SHORT TASK
Only the lines from the start of the data through the line containing "from bokeh.resources import INLINE" should be written out, exactly as they are, with both ends included and the pictures left out.

DATASET SECTION
===============
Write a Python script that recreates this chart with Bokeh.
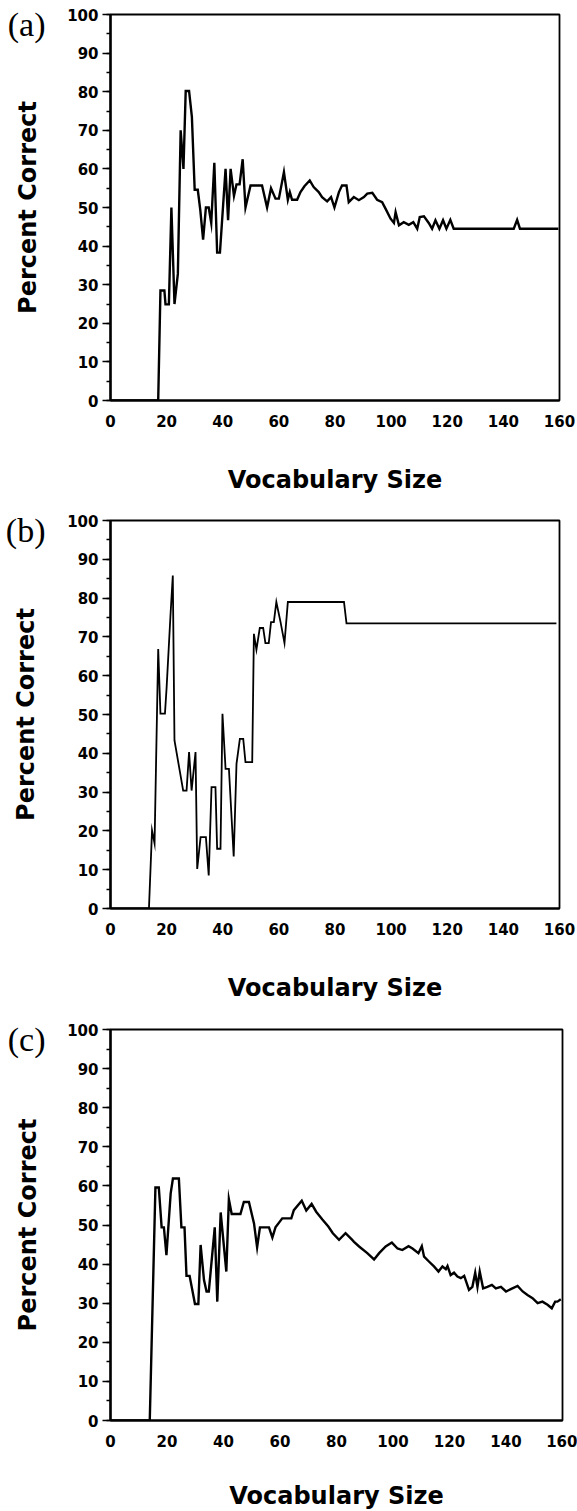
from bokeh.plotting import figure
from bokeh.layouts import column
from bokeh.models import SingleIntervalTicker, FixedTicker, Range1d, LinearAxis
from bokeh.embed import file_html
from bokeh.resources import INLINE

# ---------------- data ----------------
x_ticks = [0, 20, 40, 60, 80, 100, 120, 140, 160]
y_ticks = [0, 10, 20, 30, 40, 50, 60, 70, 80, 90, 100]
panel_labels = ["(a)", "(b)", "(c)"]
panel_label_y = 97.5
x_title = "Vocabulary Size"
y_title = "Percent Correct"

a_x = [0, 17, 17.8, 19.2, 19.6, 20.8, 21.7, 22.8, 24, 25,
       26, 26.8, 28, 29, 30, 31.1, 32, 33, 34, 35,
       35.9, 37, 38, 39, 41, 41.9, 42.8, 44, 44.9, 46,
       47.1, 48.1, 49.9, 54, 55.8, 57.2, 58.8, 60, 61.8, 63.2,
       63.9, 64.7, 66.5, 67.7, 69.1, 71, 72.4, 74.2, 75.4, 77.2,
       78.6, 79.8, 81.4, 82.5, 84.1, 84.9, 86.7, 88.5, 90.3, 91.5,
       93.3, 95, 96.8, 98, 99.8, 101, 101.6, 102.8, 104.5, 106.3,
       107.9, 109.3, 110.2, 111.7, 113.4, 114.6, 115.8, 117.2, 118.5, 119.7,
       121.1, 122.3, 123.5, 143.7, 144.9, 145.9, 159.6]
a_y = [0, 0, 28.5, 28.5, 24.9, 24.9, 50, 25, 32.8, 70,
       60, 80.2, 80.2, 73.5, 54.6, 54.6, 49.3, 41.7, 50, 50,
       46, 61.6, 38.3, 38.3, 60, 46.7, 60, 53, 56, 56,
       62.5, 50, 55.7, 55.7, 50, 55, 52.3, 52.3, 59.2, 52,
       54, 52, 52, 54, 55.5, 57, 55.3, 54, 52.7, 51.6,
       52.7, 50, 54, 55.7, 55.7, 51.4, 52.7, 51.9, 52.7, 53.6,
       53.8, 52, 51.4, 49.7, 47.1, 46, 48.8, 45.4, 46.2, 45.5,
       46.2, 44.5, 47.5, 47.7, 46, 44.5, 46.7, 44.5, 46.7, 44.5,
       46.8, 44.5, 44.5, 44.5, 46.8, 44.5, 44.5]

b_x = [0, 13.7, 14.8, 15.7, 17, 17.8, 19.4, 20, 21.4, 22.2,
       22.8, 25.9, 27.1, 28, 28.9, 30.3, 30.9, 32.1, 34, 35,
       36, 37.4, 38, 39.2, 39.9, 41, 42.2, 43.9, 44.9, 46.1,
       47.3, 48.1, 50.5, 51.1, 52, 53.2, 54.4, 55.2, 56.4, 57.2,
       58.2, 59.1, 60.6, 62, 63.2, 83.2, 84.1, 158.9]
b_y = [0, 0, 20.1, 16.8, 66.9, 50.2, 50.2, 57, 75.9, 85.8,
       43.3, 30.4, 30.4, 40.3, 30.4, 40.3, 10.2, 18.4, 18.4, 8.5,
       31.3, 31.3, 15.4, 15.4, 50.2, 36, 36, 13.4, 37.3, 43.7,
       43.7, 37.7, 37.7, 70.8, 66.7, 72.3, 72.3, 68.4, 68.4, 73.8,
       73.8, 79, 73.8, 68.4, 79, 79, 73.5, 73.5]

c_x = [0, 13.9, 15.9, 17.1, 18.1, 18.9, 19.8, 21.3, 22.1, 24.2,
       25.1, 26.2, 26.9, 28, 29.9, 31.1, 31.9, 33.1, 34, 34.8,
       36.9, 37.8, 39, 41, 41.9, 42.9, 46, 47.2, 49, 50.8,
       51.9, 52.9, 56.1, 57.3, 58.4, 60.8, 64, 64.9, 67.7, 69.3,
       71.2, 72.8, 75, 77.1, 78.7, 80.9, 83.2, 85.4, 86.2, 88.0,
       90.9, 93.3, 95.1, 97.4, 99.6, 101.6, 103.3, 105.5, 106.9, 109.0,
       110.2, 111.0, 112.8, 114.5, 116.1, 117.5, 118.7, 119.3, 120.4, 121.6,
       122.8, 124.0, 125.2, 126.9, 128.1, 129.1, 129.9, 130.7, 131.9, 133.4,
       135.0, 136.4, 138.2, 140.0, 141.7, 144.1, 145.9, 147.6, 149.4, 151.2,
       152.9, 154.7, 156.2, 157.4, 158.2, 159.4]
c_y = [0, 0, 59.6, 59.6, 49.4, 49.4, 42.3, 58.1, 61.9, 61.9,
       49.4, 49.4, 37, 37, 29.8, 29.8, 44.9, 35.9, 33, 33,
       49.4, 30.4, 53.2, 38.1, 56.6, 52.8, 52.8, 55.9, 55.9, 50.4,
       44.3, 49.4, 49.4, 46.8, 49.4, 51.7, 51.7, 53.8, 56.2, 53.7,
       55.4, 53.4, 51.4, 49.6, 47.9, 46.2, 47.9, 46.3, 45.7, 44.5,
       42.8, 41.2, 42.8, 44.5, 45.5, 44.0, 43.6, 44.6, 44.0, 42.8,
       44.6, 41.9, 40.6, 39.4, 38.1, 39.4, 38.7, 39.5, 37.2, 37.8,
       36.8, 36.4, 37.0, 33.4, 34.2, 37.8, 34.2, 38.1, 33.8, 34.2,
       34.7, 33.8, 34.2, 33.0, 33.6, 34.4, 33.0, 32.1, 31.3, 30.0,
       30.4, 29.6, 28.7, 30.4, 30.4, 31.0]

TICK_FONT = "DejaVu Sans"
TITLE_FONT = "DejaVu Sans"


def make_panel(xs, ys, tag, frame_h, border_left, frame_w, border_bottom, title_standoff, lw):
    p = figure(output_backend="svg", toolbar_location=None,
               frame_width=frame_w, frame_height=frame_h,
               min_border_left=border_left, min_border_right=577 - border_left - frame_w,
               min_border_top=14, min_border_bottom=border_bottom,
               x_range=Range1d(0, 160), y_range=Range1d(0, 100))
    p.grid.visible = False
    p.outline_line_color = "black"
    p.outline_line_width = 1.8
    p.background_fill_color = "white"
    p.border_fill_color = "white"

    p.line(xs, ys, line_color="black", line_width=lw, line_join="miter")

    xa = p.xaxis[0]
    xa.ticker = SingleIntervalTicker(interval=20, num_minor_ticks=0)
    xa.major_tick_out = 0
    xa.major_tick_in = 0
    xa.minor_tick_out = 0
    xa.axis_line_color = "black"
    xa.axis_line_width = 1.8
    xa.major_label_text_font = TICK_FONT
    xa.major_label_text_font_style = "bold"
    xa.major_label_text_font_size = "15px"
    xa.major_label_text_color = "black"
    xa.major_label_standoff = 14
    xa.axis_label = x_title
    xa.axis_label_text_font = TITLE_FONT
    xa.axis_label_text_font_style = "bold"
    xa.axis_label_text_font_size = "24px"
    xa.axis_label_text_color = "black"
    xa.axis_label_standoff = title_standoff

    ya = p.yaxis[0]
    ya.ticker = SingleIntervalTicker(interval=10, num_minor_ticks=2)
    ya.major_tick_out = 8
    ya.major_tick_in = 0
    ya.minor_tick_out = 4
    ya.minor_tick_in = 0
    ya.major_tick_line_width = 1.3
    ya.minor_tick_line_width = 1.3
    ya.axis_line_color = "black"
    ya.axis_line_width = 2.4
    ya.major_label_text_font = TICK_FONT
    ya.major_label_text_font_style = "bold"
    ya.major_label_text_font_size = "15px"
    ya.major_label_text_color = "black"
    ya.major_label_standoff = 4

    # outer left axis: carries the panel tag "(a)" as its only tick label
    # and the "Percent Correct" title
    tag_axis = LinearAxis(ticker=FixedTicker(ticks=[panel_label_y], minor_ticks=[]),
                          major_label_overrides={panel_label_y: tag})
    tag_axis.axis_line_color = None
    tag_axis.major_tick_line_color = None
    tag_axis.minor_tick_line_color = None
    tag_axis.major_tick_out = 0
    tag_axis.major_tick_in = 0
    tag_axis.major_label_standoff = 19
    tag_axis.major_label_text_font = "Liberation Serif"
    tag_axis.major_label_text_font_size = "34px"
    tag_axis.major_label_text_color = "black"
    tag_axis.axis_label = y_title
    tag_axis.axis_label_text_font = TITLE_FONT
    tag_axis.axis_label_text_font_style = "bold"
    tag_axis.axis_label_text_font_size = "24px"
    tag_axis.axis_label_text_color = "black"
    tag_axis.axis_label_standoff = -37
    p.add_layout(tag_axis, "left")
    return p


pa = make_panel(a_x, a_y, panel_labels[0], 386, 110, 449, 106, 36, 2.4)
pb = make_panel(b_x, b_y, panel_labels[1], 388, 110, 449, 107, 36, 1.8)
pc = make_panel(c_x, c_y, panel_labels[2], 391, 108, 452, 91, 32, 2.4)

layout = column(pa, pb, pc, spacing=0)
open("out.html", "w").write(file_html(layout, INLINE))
===============
TASK ANSWER
Write a Python script that recreates this chart with Bokeh.
from bokeh.plotting import figure
from bokeh.layouts import column
from bokeh.models import SingleIntervalTicker, FixedTicker, Range1d, LinearAxis
from bokeh.embed import file_html
from bokeh.resources import INLINE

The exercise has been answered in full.